Rescuers hope to ‘soon’ reach trapped workers in collapsed Indian tunnel


By Saurabh Sharma

LUCKNOW, India (Reuters) -Indian officials said on Monday they hoped to free all 40 workers who have been trapped for about 35 hours in a collapsed tunnel in the Himalayan state of Uttarakhand after rescuers managed to establish contact with those inside.

Excavators and other heavy machinery bore through the debris to carve out a path to reach the workers and prepare an escape passage, local media channels showed.

The tunnel, which was being built on a national highway that is part of a Hindu pilgrimage route, caved in around 5:30 a.m. on Sunday (2400 GMT on Saturday), local administration said in a statement.

“The relief forces are removing the debris and soon we will have all the labourers out,” state police chief Ashok Kumar told Reuters. Kumar said there was enough space for the trapped workers to move inside the tunnel.

Rescuers managed to make contact with them and were communicating through a walkie talkie, Kumar said. They also delivered oxygen through a compression pipe and supplied food, he added.

The exact cause of the accident was not yet known, Kumar said.

A steel pipe 900 mm (35.4 inch) in diameter and about 60-70 m (65.6-76.6 yards) long will be delivered from the state capital to bring the workers out of the tunnel, Devendra Singh Patwal, a disaster management official, said.

The workers were completing the final 400 m stretch of the proposed 4 km (2.5 mile) long tunnel when debris came down on the site, the state’s Chief Minister Pushkar Singh Dhami told reporters.

Uttarakhand in north India is prone to landslides, earthquakes and floods.

The Char Dham pilgrimage route is one of the most ambitious projects of Prime Minister Narendra Modi’s government.
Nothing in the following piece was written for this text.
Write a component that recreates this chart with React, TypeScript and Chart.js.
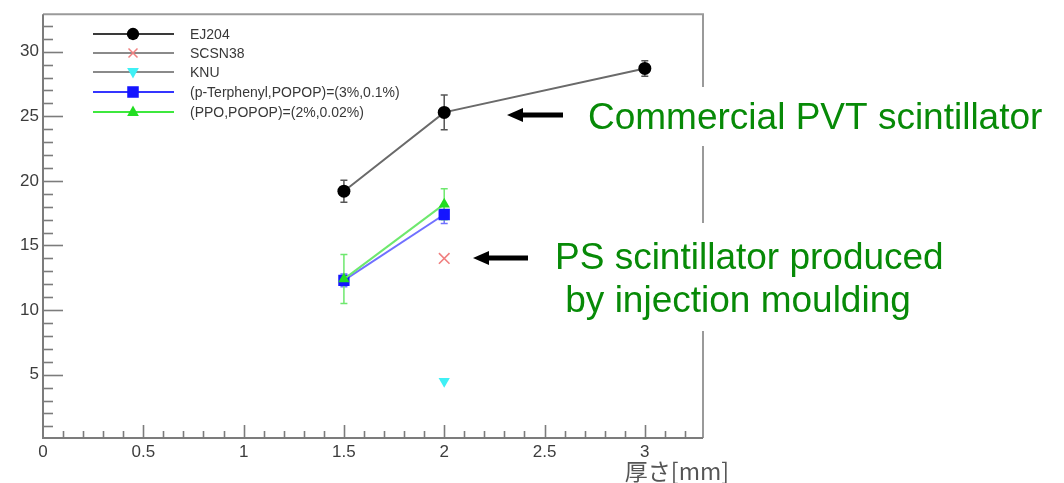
import { useEffect, useRef } from "react";
import { Chart, registerables } from "chart.js";

Chart.register(...registerables);

// Light yield vs. scintillator thickness
const seriesNames = [
  "EJ204",
  "SCSN38",
  "KNU",
  "(p-Terphenyl,POPOP)=(3%,0.1%)",
  "(PPO,POPOP)=(2%,0.02%)",
];

const ej204X = [1.5, 2, 3];
const ej204Y = [19.2, 25.3, 28.7];
const ej204Err = [0.85, 1.35, 0.6];

const scsn38X = [2];
const scsn38Y = [14.0];

const knuX = [2];
const knuY = [4.5];

const terphenylX = [1.5, 2];
const terphenylY = [12.3, 17.4];
const terphenylErr = [0.5, 0.7];

const ppoX = [1.5, 2];
const ppoY = [12.4, 18.2];
const ppoErr = [1.9, 1.2];

const xTickLabels = [0, 0.5, 1, 1.5, 2, 2.5, 3];
const yTickLabels = [5, 10, 15, 20, 25, 30];
const xRange = [0, 3.29];
const yRange = [0.1, 32.9];

const xTitle = "厚さ[mm]";
const noteTop = "Commercial PVT scintillator";
const noteBottom = ["PS scintillator produced", " by injection moulding"];

const FONT = "'Liberation Sans', Arial, Helvetica, sans-serif";

const toPoints = (xs: number[], ys: number[]) => xs.map((x, i) => ({ x, y: ys[i] }));

type Series = {
  label: string;
  data: { x: number; y: number }[];
  errors?: number[];
  lineColor: string;
  legendLine: string;
  pointColor: string;
  pointStyle: string;
  rotation?: number;
  radius: number;
  showLine: boolean;
};

const series: Series[] = [
  {
    label: seriesNames[0],
    data: toPoints(ej204X, ej204Y),
    errors: ej204Err,
    lineColor: "#6a6a6a",
    legendLine: "#3a3a3a",
    pointColor: "#000000",
    pointStyle: "circle",
    radius: 6.5,
    showLine: true,
  },
  {
    label: seriesNames[1],
    data: toPoints(scsn38X, scsn38Y),
    lineColor: "#8a8a8a",
    legendLine: "#8a8a8a",
    pointColor: "#f08080",
    pointStyle: "crossRot",
    radius: 7.5,
    showLine: false,
  },
  {
    label: seriesNames[2],
    data: toPoints(knuX, knuY),
    lineColor: "#8a8a8a",
    legendLine: "#8a8a8a",
    pointColor: "#3ff0f5",
    pointStyle: "triangle",
    rotation: 180,
    radius: 6.5,
    showLine: false,
  },
  {
    label: seriesNames[3],
    data: toPoints(terphenylX, terphenylY),
    errors: terphenylErr,
    lineColor: "#7070ff",
    legendLine: "#3535ff",
    pointColor: "#1515ff",
    pointStyle: "rect",
    radius: 8,
    showLine: true,
  },
  {
    label: seriesNames[4],
    data: toPoints(ppoX, ppoY),
    errors: ppoErr,
    lineColor: "#6ee86e",
    legendLine: "#3ee83e",
    pointColor: "#22dd22",
    pointStyle: "triangle",
    radius: 6.5,
    showLine: true,
  },
];

// ROOT-style frame with inward ticks
const framePlugin = {
  id: "frame",
  beforeDatasetsDraw(chart: any) {
    const { ctx, chartArea: a, scales } = chart;
    const xs = scales.x;
    const ys = scales.y;
    ctx.save();
    ctx.lineWidth = 2;
    ctx.strokeStyle = "#9a9a9a";
    ctx.beginPath();
    ctx.moveTo(a.left, a.top);
    ctx.lineTo(a.right, a.top);
    ctx.lineTo(a.right, a.bottom);
    ctx.stroke();
    ctx.strokeStyle = "#7c7c7c";
    ctx.beginPath();
    ctx.moveTo(a.left, a.top);
    ctx.lineTo(a.left, a.bottom);
    ctx.lineTo(a.right, a.bottom);
    ctx.stroke();

    ctx.lineWidth = 1.6;
    for (let v = 1; v < yRange[1]; v += 1) {
      const py = Math.round(ys.getPixelForValue(v)) + 0.5;
      const major = yTickLabels.includes(v);
      ctx.beginPath();
      ctx.moveTo(a.left, py);
      ctx.lineTo(a.left + (major ? 20 : 10), py);
      ctx.stroke();
    }
    for (let k = 1; k / 10 < xRange[1]; k += 1) {
      const px = Math.round(xs.getPixelForValue(k / 10)) + 0.5;
      const major = k % 5 === 0;
      ctx.beginPath();
      ctx.moveTo(px, a.bottom);
      ctx.lineTo(px, a.bottom - (major ? 13 : 7));
      ctx.stroke();
    }

    // error bars
    chart.data.datasets.forEach((ds: any) => {
      if (!ds.errors) return;
      ctx.strokeStyle = ds.errColor;
      ctx.lineWidth = 1.5;
      ds.data.forEach((p: any, i: number) => {
        const px = xs.getPixelForValue(p.x);
        const y1 = ys.getPixelForValue(p.y + ds.errors[i]);
        const y2 = ys.getPixelForValue(p.y - ds.errors[i]);
        ctx.beginPath();
        ctx.moveTo(px, y1);
        ctx.lineTo(px, y2);
        ctx.moveTo(px - 3.5, y1);
        ctx.lineTo(px + 3.5, y1);
        ctx.moveTo(px - 3.5, y2);
        ctx.lineTo(px + 3.5, y2);
        ctx.stroke();
      });
    });
    ctx.restore();
  },
};

function drawMarker(ctx: CanvasRenderingContext2D, s: Series, x: number, y: number) {
  ctx.save();
  ctx.fillStyle = s.pointColor;
  ctx.strokeStyle = s.pointColor;
  ctx.lineWidth = 1.5;
  const r = s.radius;
  if (s.pointStyle === "circle") {
    ctx.beginPath();
    ctx.arc(x, y, r * 0.95, 0, Math.PI * 2);
    ctx.fill();
  } else if (s.pointStyle === "rect") {
    ctx.fillRect(x - r * 0.72, y - r * 0.72, r * 1.44, r * 1.44);
  } else if (s.pointStyle === "crossRot") {
    const d = r * 0.6;
    ctx.beginPath();
    ctx.moveTo(x - d, y - d);
    ctx.lineTo(x + d, y + d);
    ctx.moveTo(x + d, y - d);
    ctx.lineTo(x - d, y + d);
    ctx.stroke();
  } else {
    const dir = s.rotation === 180 ? -1 : 1;
    ctx.beginPath();
    ctx.moveTo(x, y - dir * r);
    ctx.lineTo(x + r * 0.9, y + dir * r * 0.6);
    ctx.lineTo(x - r * 0.9, y + dir * r * 0.6);
    ctx.closePath();
    ctx.fill();
  }
  ctx.restore();
}

function drawArrow(ctx: CanvasRenderingContext2D, tipX: number, endX: number, y: number) {
  ctx.save();
  ctx.fillStyle = "#000";
  ctx.beginPath();
  ctx.moveTo(tipX, y);
  ctx.lineTo(tipX + 16, y - 7);
  ctx.lineTo(tipX + 16, y - 2.5);
  ctx.lineTo(endX, y - 2.5);
  ctx.lineTo(endX, y + 2.5);
  ctx.lineTo(tipX + 16, y + 2.5);
  ctx.lineTo(tipX + 16, y + 7);
  ctx.closePath();
  ctx.fill();
  ctx.restore();
}

const overlayPlugin = {
  id: "overlay",
  afterDraw(chart: any) {
    const { ctx, chartArea: a } = chart;
    ctx.save();

    // legend
    const rowY = [34, 53, 72, 92, 112];
    series.forEach((s, i) => {
      const y = rowY[i];
      ctx.strokeStyle = s.legendLine;
      ctx.lineWidth = 2;
      ctx.beginPath();
      ctx.moveTo(93, y);
      ctx.lineTo(174, y);
      ctx.stroke();
      drawMarker(ctx, s, 133, y);
      ctx.fillStyle = "#383838";
      ctx.font = `14px ${FONT}`;
      ctx.textAlign = "left";
      ctx.textBaseline = "middle";
      ctx.fillText(s.label, 190, y + 1);
    });

    // axis title
    ctx.fillStyle = "#555";
    ctx.font = `23px 'Noto Sans CJK JP', ${FONT}`;
    ctx.textAlign = "right";
    ctx.textBaseline = "alphabetic";
    ctx.fillText(xTitle, a.right + 26, 480);

    // annotations on white boxes
    ctx.fillStyle = "#fff";
    ctx.fillRect(586, 87, 474, 59);
    ctx.fillRect(545, 223, 460, 108);
    ctx.fillStyle = "#078a07";
    ctx.font = `37px ${FONT}`;
    ctx.textAlign = "left";
    ctx.fillText(noteTop, 588, 129);
    ctx.fillText(noteBottom[0], 555, 269);
    ctx.fillText(noteBottom[1], 555, 312);

    drawArrow(ctx, 507, 563, 115);
    drawArrow(ctx, 473, 528, 258);
    ctx.restore();
  },
};

export default function App() {
  const ref = useRef<HTMLCanvasElement | null>(null);

  useEffect(() => {
    if (!ref.current) return;
    const chart = new Chart(ref.current, {
      type: "scatter",
      data: {
        datasets: series.map((s, i) => ({
          label: s.label,
          data: s.data,
          errors: s.errors,
          errColor: s.pointStyle === "circle" ? "#555" : s.lineColor,
          showLine: s.showLine,
          borderColor: s.lineColor,
          borderWidth: 2,
          backgroundColor: s.pointColor,
          pointBackgroundColor: s.pointColor,
          pointBorderColor: s.pointColor,
          pointBorderWidth: s.pointStyle === "crossRot" ? 1.6 : 0,
          pointStyle: s.pointStyle,
          pointRotation: s.rotation ?? 0,
          pointRadius: s.radius,
          order: series.length - i,
        })) as any,
      },
      options: {
        responsive: false,
        animation: false,
        events: [],
        layout: { padding: { left: 0, top: 9, right: 361, bottom: 0 } },
        plugins: { legend: { display: false }, tooltip: { enabled: false } },
        scales: {
          x: {
            type: "linear",
            min: xRange[0],
            max: xRange[1],
            grid: { display: false, drawTicks: false },
            border: { display: false },
            afterBuildTicks: (scale: any) => {
              scale.ticks = xTickLabels.map((v) => ({ value: v }));
            },
            afterFit: (scale: any) => {
              scale.height = 45;
            },
            ticks: {
              padding: 4,
              color: "#3c3c3c",
              font: { family: FONT, size: 17 },
              callback: (v: any) => String(v),
              maxRotation: 0,
              autoSkip: false,
            },
          },
          y: {
            type: "linear",
            min: yRange[0],
            max: yRange[1],
            grid: { display: false, drawTicks: false },
            border: { display: false },
            afterBuildTicks: (scale: any) => {
              scale.ticks = yTickLabels.map((v) => ({ value: v }));
            },
            afterFit: (scale: any) => {
              scale.width = 43;
            },
            ticks: {
              padding: 4,
              color: "#3c3c3c",
              font: { family: FONT, size: 17 },
              callback: (v: any) => String(v),
              autoSkip: false,
            },
          },
        },
      },
      plugins: [framePlugin, overlayPlugin],
    });
    return () => chart.destroy();
  }, []);

  return (
    <div style={{ position: "fixed", left: 0, top: 0, width: 1064, height: 483, background: "#fff" }}>
      <canvas ref={ref} width={1064} height={483} style={{ display: "block" }} />
    </div>
  );
}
It aims to connect four important Hindu pilgrimage sites of North India through 889 km of two-lane road being built at a cost of $1.5 billion.

But some work has been halted by local authorities after hundreds of houses were damaged by subsidence along the routes, including in Uttarakhand, with geologists, residents and officials blaming the rapid construction in the geologically unstable mountains.